The primary reason it doesn't add @simd
is because it must be added to the innermost loop.
It's easy to just add @inbounds @fastmath
, but @simd [ivdep]
would require parsing the loop-nest to find the inner loops.
As for ivdep
, it can cause wrong answers in some cases where LoopVectorization wont:
using LoopVectorization, Random, BenchmarkTools
function simd_test!(m, x, y)
@inbounds @simd for i ∈ eachindex(m,x,y)
m[i] = x[i] ⊻ y[i]
end
end
function ivdep_test!(m, x, y)
@inbounds @simd ivdep for i ∈ eachindex(m,x,y)
m[i] = x[i] ⊻ y[i]
end
end
function avx_test!(m, x, y)
@avx for i ∈ eachindex(m,x,y)
m[i] = x[i] ⊻ y[i]
end
end
x = bitrand(1000); y = bitrand(1000);
m0 = similar(x); m1 = similar(x); m2 = similar(x);
simd_test!(m0, x, y)
ivdep_test!(m1, x, y)
avx_test!(m2, x, y)
m0 == m1 # false
m0 == m2 # true
This yields:
julia> x = bitrand(1000); y = bitrand(1000);
julia> m0 = similar(x); m1 = similar(x); m2 = similar(x);
julia> simd_test!(m0, x, y)
julia> ivdep_test!(m1, x, y)
julia> avx_test!(m2, x, y)
julia> m0 == m1 # false
false
julia> m0 == m2 # true
true
julia> @benchmark simd_test!($m0, $x, $y)
BenchmarkTools.Trial:
memory estimate: 0 bytes
allocs estimate: 0
--------------
minimum time: 1.524 μs (0.00% GC)
median time: 1.538 μs (0.00% GC)
mean time: 1.613 μs (0.00% GC)
maximum time: 4.553 μs (0.00% GC)
--------------
samples: 10000
evals/sample: 10
julia> @benchmark ivdep_test!($m0, $x, $y)
BenchmarkTools.Trial:
memory estimate: 0 bytes
allocs estimate: 0
--------------
minimum time: 603.955 ns (0.00% GC)
median time: 605.525 ns (0.00% GC)
mean time: 632.046 ns (0.00% GC)
maximum time: 932.350 ns (0.00% GC)
--------------
samples: 10000
evals/sample: 177
julia> @benchmark avx_test!($m0, $x, $y)
BenchmarkTools.Trial:
memory estimate: 0 bytes
allocs estimate: 0
--------------
minimum time: 16.217 ns (0.00% GC)
median time: 16.761 ns (0.00% GC)
mean time: 17.452 ns (0.00% GC)
maximum time: 40.086 ns (0.00% GC)
--------------
samples: 10000
evals/sample: 998
@simd ivdep
is about 3x faster than @simd
, but gets the wrong answer.
Meanwhile, @avx
is 90x faster and gets the correct answer.
ivdep
's non-aliasing guarantees are unfortunately extremely strong. The reason we get the wrong answer above is because BitArray
elements alias themselves: the individual bits of the BitArray
are part of the same UInt64
.
It'd be better if we had an equivalent of restrict
, but that's hard to define generically.
The closest thing is probably Experimental.Const
with Experimental.@aliasscopes
, but that only applies to Array
s, so no BitArray
support and certainly not the generic support the fallback loop is meant to provide.

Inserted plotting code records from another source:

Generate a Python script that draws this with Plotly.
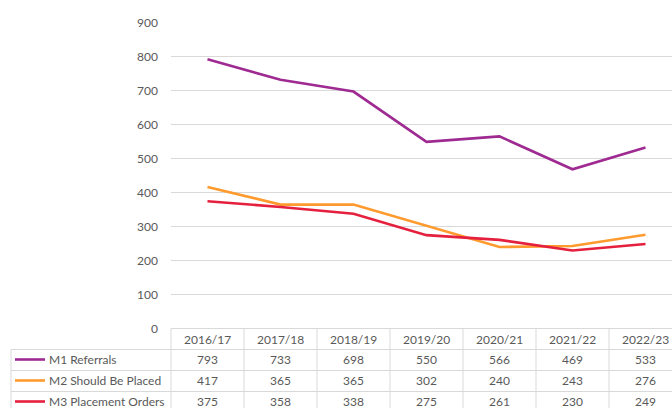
import plotly.graph_objects as go

years = ["2016/17", "2017/18", "2018/19", "2019/20", "2020/21", "2021/22", "2022/23"]
m1 = [793, 733, 698, 550, 566, 469, 533]
m2 = [417, 365, 365, 302, 240, 243, 276]
m3 = [375, 358, 338, 275, 261, 230, 249]
names = ["M1 Referrals", "M2 Should Be Placed", "M3 Placement Orders"]
colors = ["#9E2A92", "#FF9A2E", "#E5203E"]
yticks = [0, 100, 200, 300, 400, 500, 600, 700, 800, 900]

W, H = 672, 408
grey = "#595959"
gridc = "#D9D9D9"
font = "Lato"

# pixel layout of the excel-like chart + data table
plot_left = 171
col_w = 73
top_px = 23
zero_px = 328.5
row_h = 21
tab_left = 11

def px(x):
    return x / W

def py(y):
    return 1 - y / H

fig = go.Figure()
for vals, nm, c in zip([m1, m2, m3], names, colors):
    fig.add_trace(go.Scatter(x=years, y=vals, name=nm, mode="lines",
                             line=dict(color=c, width=2.6), showlegend=False))

shapes = []
annos = []
txt = dict(size=12, color=grey, family=font)
# table horizontal borders
for k in range(4):
    y = zero_px + k * row_h
    x0 = plot_left if k == 0 else tab_left
    shapes.append(dict(type="line", xref="paper", yref="paper", x0=px(x0), x1=1,
                       y0=py(y), y1=py(y), line=dict(color=gridc, width=1)))
# vertical borders
shapes.append(dict(type="line", xref="paper", yref="paper", x0=px(tab_left), x1=px(tab_left),
                   y0=py(zero_px + row_h), y1=0, line=dict(color=gridc, width=1)))
for j in range(len(years)):
    x = plot_left + j * col_w
    shapes.append(dict(type="line", xref="paper", yref="paper", x0=px(x), x1=px(x),
                       y0=py(zero_px), y1=0, line=dict(color=gridc, width=1)))

# header
for yr in years:
    annos.append(dict(x=yr, y=py(zero_px + row_h / 2), xref="x", yref="paper", text=yr,
                      xanchor="center", yanchor="middle", showarrow=False, font=txt))
# rows
for r, (vals, nm, c) in enumerate(zip([m1, m2, m3], names, colors)):
    yc = py(zero_px + (r + 1.5) * row_h - 0.5)
    for yr, v in zip(years, vals):
        annos.append(dict(x=yr, y=yc, xref="x", yref="paper", text=str(v),
                          xanchor="center", yanchor="middle", showarrow=False, font=txt))
    annos.append(dict(x=px(47), y=yc, xref="paper", yref="paper", text=nm, xanchor="left",
                      yanchor="middle", showarrow=False, font=txt))
    shapes.append(dict(type="line", xref="paper", yref="paper", x0=px(15), x1=px(45),
                       y0=yc, y1=yc, line=dict(color=c, width=2.6)))

span = (W - plot_left) / col_w
fig.update_layout(
    width=W, height=H,
    margin=dict(l=0, r=0, t=0, b=0, pad=0, autoexpand=False),
    paper_bgcolor="white", plot_bgcolor="white",
    font=dict(family=font, color=grey, size=12),
    xaxis=dict(domain=[px(plot_left), 1], range=[-0.5, -0.5 + span], automargin=False,
               showticklabels=False, showgrid=False, zeroline=False, showline=False),
    yaxis=dict(domain=[py(zero_px), py(top_px)], range=[0, 900], tickvals=yticks,
               automargin=False, showgrid=True, gridcolor=gridc, gridwidth=1,
               zeroline=False, showline=False, ticklabelstandoff=12, tickfont=txt),
    shapes=shapes,
    annotations=annos,
)

# drop the default 8px body margin so the figure fills the window exactly
fig.write_html("out.html", config={"displayModeBar": False},
               post_script="document.body.style.margin='0';document.body.style.overflow='hidden';")
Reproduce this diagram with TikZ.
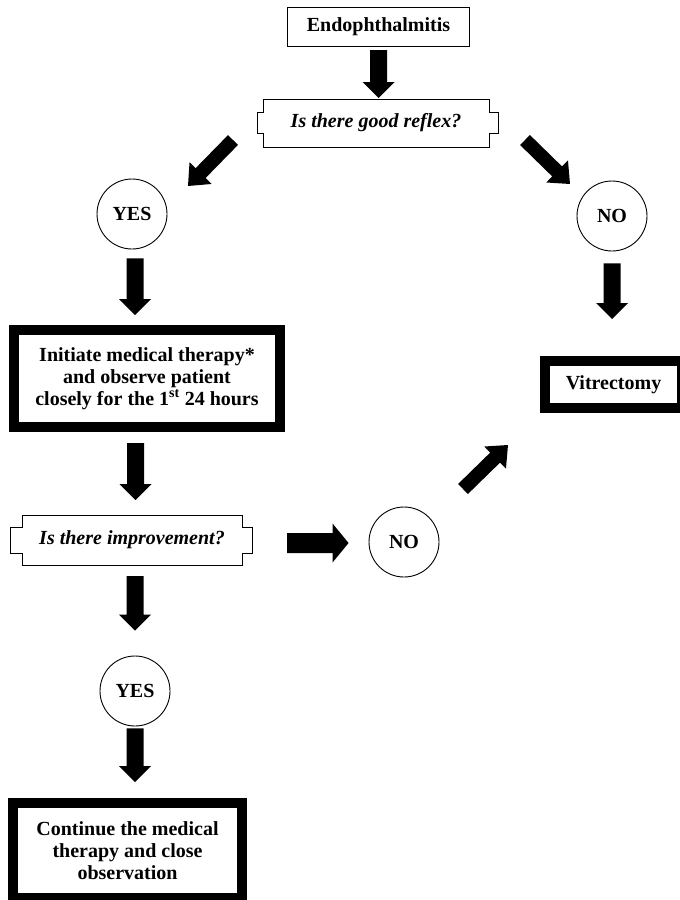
\documentclass[tikz,border=0pt]{standalone}
\usepackage{fontspec}
\setmainfont{Liberation Serif}
\usetikzlibrary{calc}
\tikzset{
  txt/.style={font=\fontsize{20}{22}\selectfont\bfseries, align=center, inner sep=0pt, outer sep=0pt},
  thinbox/.style={txt, draw, line width=1.2pt, outer sep=0.6pt},
  thickbox/.style={txt, draw, line width=10pt, outer sep=5pt},
  decnode/.style={txt, font=\fontsize{20}{22}\selectfont\bfseries\itshape},
  decline/.style={draw, line width=0.9pt},
  answer/.style={txt, circle, draw, line width=0.9pt, minimum size=70pt, outer sep=0.45pt},
  blk/.style n args={3}{to path={
    let \p1=(\tikztostart), \p2=(\tikztotarget),
        \n1={atan2(\y2-\y1,\x2-\x1)}, \n2={veclen(\x2-\x1,\y2-\y1)} in
    ($(\p1)+({\n1+90}:#1)$)
    -- ($(\p1)+({\n1}:{\n2-#3})+({\n1+90}:#1)$)
    -- ($(\p1)+({\n1}:{\n2-#3})+({\n1+90}:#2)$)
    -- (\p2)
    -- ($(\p1)+({\n1}:{\n2-#3})+({\n1-90}:#2)$)
    -- ($(\p1)+({\n1}:{\n2-#3})+({\n1-90}:#1)$)
    -- ($(\p1)+({\n1-90}:#1)$) -- cycle}},
  varr/.style={fill=black, blk={8.5pt}{16pt}{16pt}},
  darr/.style={fill=black, blk={7pt}{15.5pt}{18pt}},
  harr/.style={fill=black, blk={10pt}{19.5pt}{16pt}}
}
\begin{document}
\begin{tikzpicture}[x=1pt,y=-1pt]
\path[use as bounding box] (0,0) rectangle (680,900);
\clip (0,0) rectangle (680,900);

% nodes
\node[thinbox, minimum width=182pt, minimum height=39pt] (endo) at (378.5,27) {Endophthalmitis};
\node[decnode, minimum width=226pt, minimum height=48pt] (d1) at (376,123) {Is there good reflex?};
\draw[decline] (d1.north west) -- (d1.north east) -- ++(0,13) -- ++(9,0) -- ++(0,21) -- ++(-9,0)
  -- (d1.south east) -- (d1.south west) -- ++(0,-14) -- ++(-6,0) -- ++(0,-21) -- ++(6,0) -- cycle;
\node[answer] (yes1) at (132,214) {YES};
\node[answer] (no1) at (612,216) {NO};
\node[thickbox, minimum width=266pt, minimum height=97pt] (init) at (147,378.5)
  {Initiate medical therapy*\\and observe patient\\closely for the 1\textsuperscript{st} 24 hours};
\node[thickbox, minimum width=137pt, minimum height=47pt] (vit) at (613.5,384.5) {Vitrectomy};
\node[decnode, minimum width=220pt, minimum height=50pt] (d2) at (132,540) {Is there improvement?};
\draw[decline] (d2.north west) -- (d2.north east) -- ++(0,12) -- ++(10,0) -- ++(0,26) -- ++(-10,0)
  -- (d2.south east) -- (d2.south west) -- ++(0,-12) -- ++(-12,0) -- ++(0,-26) -- ++(12,0) -- cycle;
\node[answer] (no2) at (404,542) {NO};
\node[answer] (yes2) at (135,691) {YES};
\node[thickbox, minimum width=229pt, minimum height=95pt] (cont) at (127.5,850.5)
  {Continue the medical\\therapy and close\\observation};

% block-arrow connectors
\path[varr] ([shift={(0,3)}]endo.south) to ([shift={(0,-1)}]endo.south |- d1.north);
\path[darr] ([shift={(-30,-7)}]d1.south west) to ([shift={(56,-28)}]yes1.center);
\path[darr] ([shift={(36,-7)}]d1.south east) to ([shift={(-42,-32)}]no1.center);
\path[varr] ([shift={(3,9)}]yes1.south) to ([shift={(3,-10)}]yes1.south |- init.north);
\path[varr] ([shift={(0,12)}]no1.south) to ([shift={(0,-37)}]no1.south |- vit.north);
\path[varr] ([shift={(3.5,11)}]d2.north |- init.south) to ([shift={(3.5,-15)}]d2.north);
\path[harr] ([shift={(45,3)}]d2.east) to ([shift={(-20,1)}]no2.west);
\path[darr] ([shift={(59,-53)}]no2.center) to ([shift={(-32,32)}]vit.south west);
\path[varr] ([shift={(3,11)}]d2.south) to ([shift={(0,-25)}]yes2.north);
\path[varr] ([shift={(0,2)}]yes2.south) to ([shift={(7.5,-16)}]cont.north);
\end{tikzpicture}
\end{document}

So while I would like @simd ivdep
, I think we may need to play it safer and use only @simd
.
But it's worth checking if, for example, Octavian.PtrArray
s will SIMD without it.
But a motivation for @ivdep
is that it really does help a lot of the time, e.g. my Octavian
PR defines a PointerMatrix
type that needs @simd ivdep
to SIMD:
julia> using Octavian, VectorizationBase, LoopVectorization, BenchmarkTools
julia> X = rand(72, 240);
julia> Y = similar(X);
julia> pY = Octavian.PointerMatrix(stridedpointer(Y), size(Y));
julia> function unsafe_copyto!(B, A)
@inbounds for i ∈ eachindex(B, A)
B[i] = A[i]
end
end
unsafe_copyto! (generic function with 1 method)
julia> function unsafe_copyto_ivdep!(B, A)

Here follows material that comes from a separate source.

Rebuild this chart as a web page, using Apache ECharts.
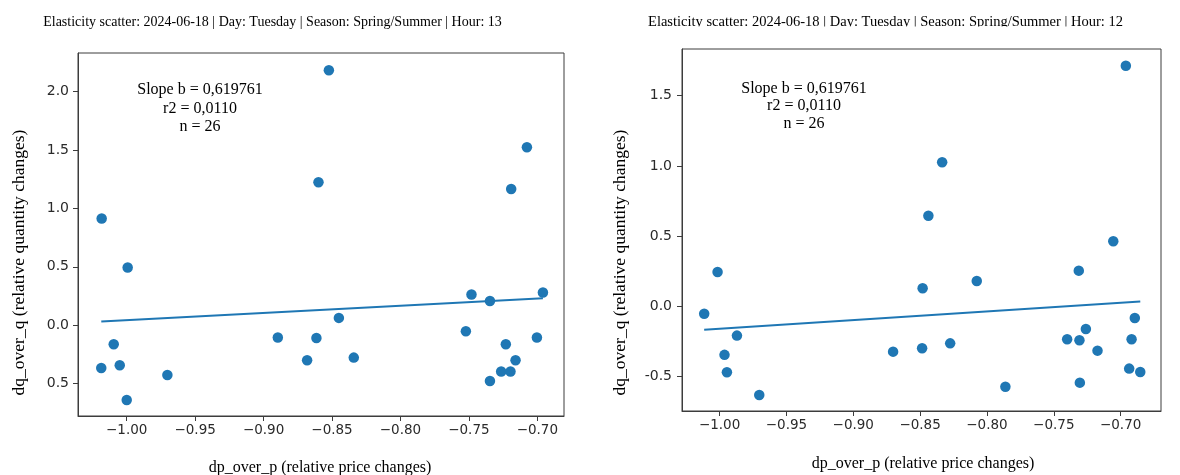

@inbounds @simd ivdep for i ∈ eachindex(B, A)
B[i] = A[i]
end
end
unsafe_copyto_ivdep! (generic function with 1 method)
julia> function unsafe_copyto_simd!(B, A)
@inbounds @simd for i ∈ eachindex(B, A)
B[i] = A[i]
end
end
unsafe_copyto_simd! (generic function with 1 method)

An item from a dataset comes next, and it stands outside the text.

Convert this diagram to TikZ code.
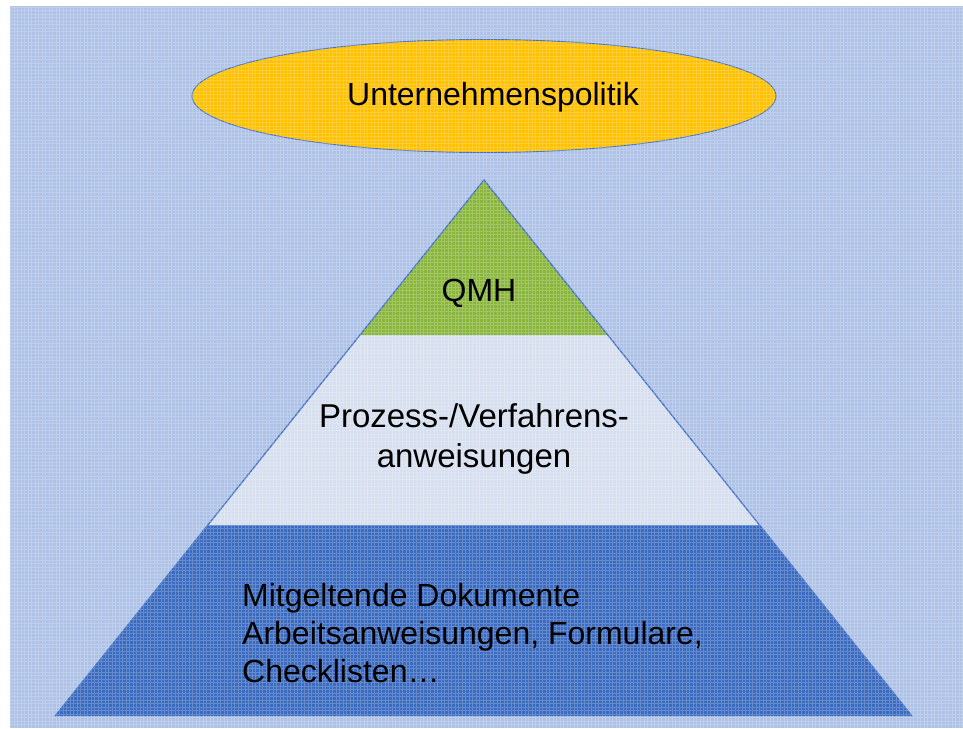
\documentclass[tikz,border=0pt]{standalone}
\usepackage{fontspec}
\setmainfont{Liberation Sans}
\usetikzlibrary{shapes.geometric}
\definecolor{bgblue}{HTML}{ADC2E6}
\definecolor{polgold}{HTML}{FFC000}
\definecolor{qmgreen}{HTML}{88B53A}
\definecolor{paleblue}{HTML}{D6DFEF}
\definecolor{deepblue}{HTML}{3B6BC0}
\definecolor{edgeblue}{HTML}{4472C4}
\begin{document}
\begin{tikzpicture}[x=1pt,y=-1pt,
  lbl/.style={font=\fontsize{32}{38}\selectfont, inner sep=0pt, text=black},
  gridtex/.style={white, opacity=0.22, line width=0.9pt}]
\useasboundingbox (0,0) rectangle (963,728);
\fill[bgblue] (10,6) rectangle (963,728);
% pyramid corner points
\coordinate (apex) at (484,180);
\coordinate (bl) at (55,716);
\coordinate (br) at (912,716);
\coordinate (ml) at (208,525);
\coordinate (mr) at (760,525);
\coordinate (tl) at (360,335);
\coordinate (tr) at (608,335);
\fill[deepblue] (ml) -- (mr) -- (br) -- (bl) -- cycle;
\fill[paleblue] (tl) -- (tr) -- (mr) -- (ml) -- cycle;
\fill[qmgreen] (apex) -- (tr) -- (tl) -- cycle;
\draw[edgeblue, line width=1.3pt] (bl) -- (apex) -- (br);
\node[ellipse, draw=edgeblue, line width=0.9pt, fill=polgold,
      minimum width=584, minimum height=113, inner sep=0pt] (pol) at (484,96) {};
% texture grid
\begin{scope}
\clip (10,6) rectangle (963,728);
\draw[gridtex, step=3.5pt] (10,6) grid (963,728);
\end{scope}
\node[lbl] (poltext) at (493,97) {Unternehmenspolitik};
\node[lbl] (qmh) at (479,293) {QMH};
\node[lbl, font=\fontsize{33}{40}\selectfont, align=center] (proz) at (474,439) {Prozess-/Verfahrens-\\anweisungen};
\node[lbl, align=left, anchor=west] (mit) at (242,633) {Mitgeltende Dokumente\\Arbeitsanweisungen, Formulare,\\Checklisten…};
\end{tikzpicture}
\end{document}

julia> function unsafe_copyto_avx!(B, A)
@avx for i ∈ eachindex(B, A)
B[i] = A[i]
end
end
unsafe_copyto_avx! (generic function with 1 method)
julia> @benchmark unsafe_copyto!($pY, $X)
BenchmarkTools.Trial:
memory estimate: 0 bytes
allocs estimate: 0
--------------
minimum time: 11.538 μs (0.00% GC)
median time: 11.807 μs (0.00% GC)
mean time: 12.155 μs (0.00% GC)
maximum time: 31.371 μs (0.00% GC)
--------------
samples: 10000
evals/sample: 1
julia> @benchmark unsafe_copyto_ivdep!($pY, $X)
BenchmarkTools.Trial:
memory estimate: 0 bytes
allocs estimate: 0
--------------
minimum time: 2.152 μs (0.00% GC)
median time: 2.172 μs (0.00% GC)
mean time: 2.219 μs (0.00% GC)
maximum time: 4.235 μs (0.00% GC)
--------------
samples: 10000
evals/sample: 9
julia> @benchmark unsafe_copyto_simd!($pY, $X)
BenchmarkTools.Trial:
memory estimate: 0 bytes
allocs estimate: 0
--------------
minimum time: 5.232 μs (0.00% GC)
median time: 5.248 μs (0.00% GC)
mean time: 5.337 μs (0.00% GC)
maximum time: 10.017 μs (0.00% GC)
--------------
samples: 10000
evals/sample: 6
julia> @benchmark unsafe_copyto_avx!($pY, $X)
BenchmarkTools.Trial:
memory estimate: 0 bytes
allocs estimate: 0
--------------
minimum time: 2.070 μs (0.00% GC)
median time: 2.081 μs (0.00% GC)
mean time: 2.115 μs (0.00% GC)
maximum time: 4.121 μs (0.00% GC)
--------------
samples: 10000
evals/sample: 9
This is unfortunate. One of the advantages of packing during matmul (as done by my Octavion PR) is that it would copy data from arbitrary array types -- regardless of whether or not they're strided -- into strided arrays. These non-strided arrays aren't supported by LoopVectorization, but we still want out copy function to be fast.